Background Amyotrophic lateral sclerosis (ALS) is increasingly recognised as a multi-system disorder, presenting with extra-motor symptoms which arise secondary to motor degeneration or are indicative of wider pathophysiology. Extra-motor symptoms such as cognitive impairment, behavioural change, neuropsychiatric symptoms, sleep disturbances, fatigue, sialorrhea, and pain are common in, and impactful upon, people with ALS.

Aim/Hypothesis We aimed to systematically review historical clinical trials in ALS to identify if extra-motor features of ALS were explored as outcome measures and if so describe the tools used. We hypothesise that assessment of extra-motor symptoms has been largely neglected in trial design and that where evaluated, it has been with assessment tools which are not designed to evaluate these symptoms in people with ALS.

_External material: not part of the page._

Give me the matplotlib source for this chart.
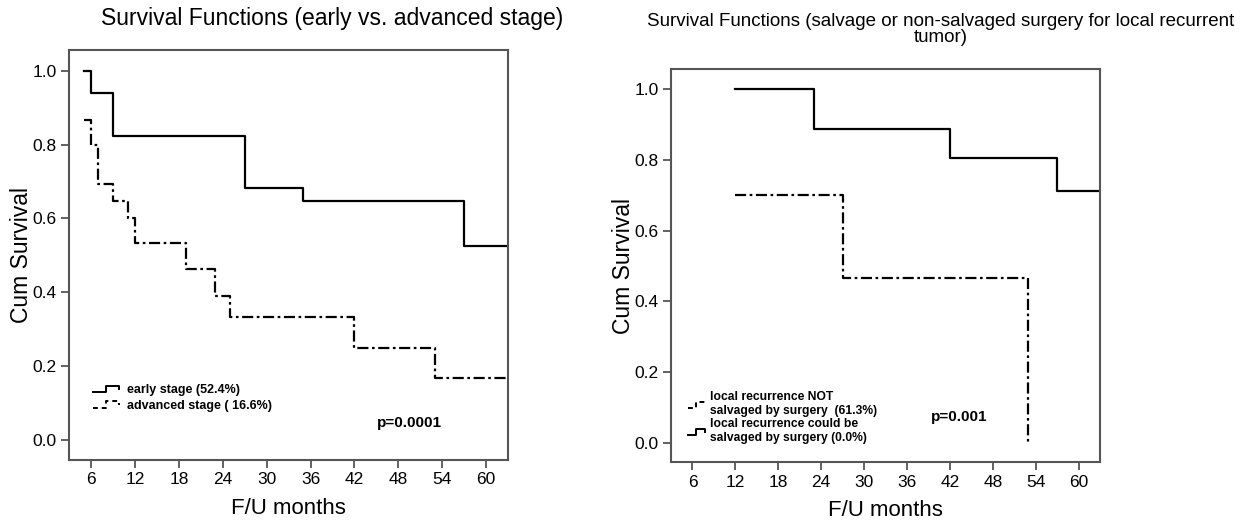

Methods We reviewed clinical trials of investigative medicinal products in ALS, since the licensing of riluzole. Trial registry databases including WHO International Trials Registry, European Clinical Trials Register,, and PubMed were systematically searched for Phase II, III or IV trials registered, completed or published between 01/01/1994 and 16/09/2020. No language restrictions were applied. We evaluated the use of assessment tools to investigate extra-motor symptom as outcome measures.

Results 237 clinical trials were included in this review for use of outcome measures. These trials evaluated cognitive impairment (16 trials, 6.8%), behavioural change (38, 16%), neuropsychiatric symptoms (75, 32%), sleep disturbances (12, 5%), fatigue (18), 8%, saliva (182, 77%) and pain (55, 23%). 29 trials (12%) did not include any assessment of extra-motor symptoms. 51 versions or combinations of assessment tools were utilised in these trials. The most commonly used primary outcome measure in ALS trials, the ALS-FRS(R), is a physical functioning assessment with one sub-domain item assessing saliva. The ALS-FRS accounted for the full number of trials assessing saliva in this review. 6 instruments used were ALS-specific (designed and validated specifically for people with ALS), 14 were symptom-specific, 4 were both, and 9 were generic (evaluated the symptom within a general measure, eg QoL).

Conclusions Extra-motor symptoms have been under-evaluated in trials for people with ALS. Where evaluated, this has been primarily using assessment tools which are not specific to ALS or the extra-motor symptom, which may affect the validity of conclusions drawn regarding the impact of candidate drugs.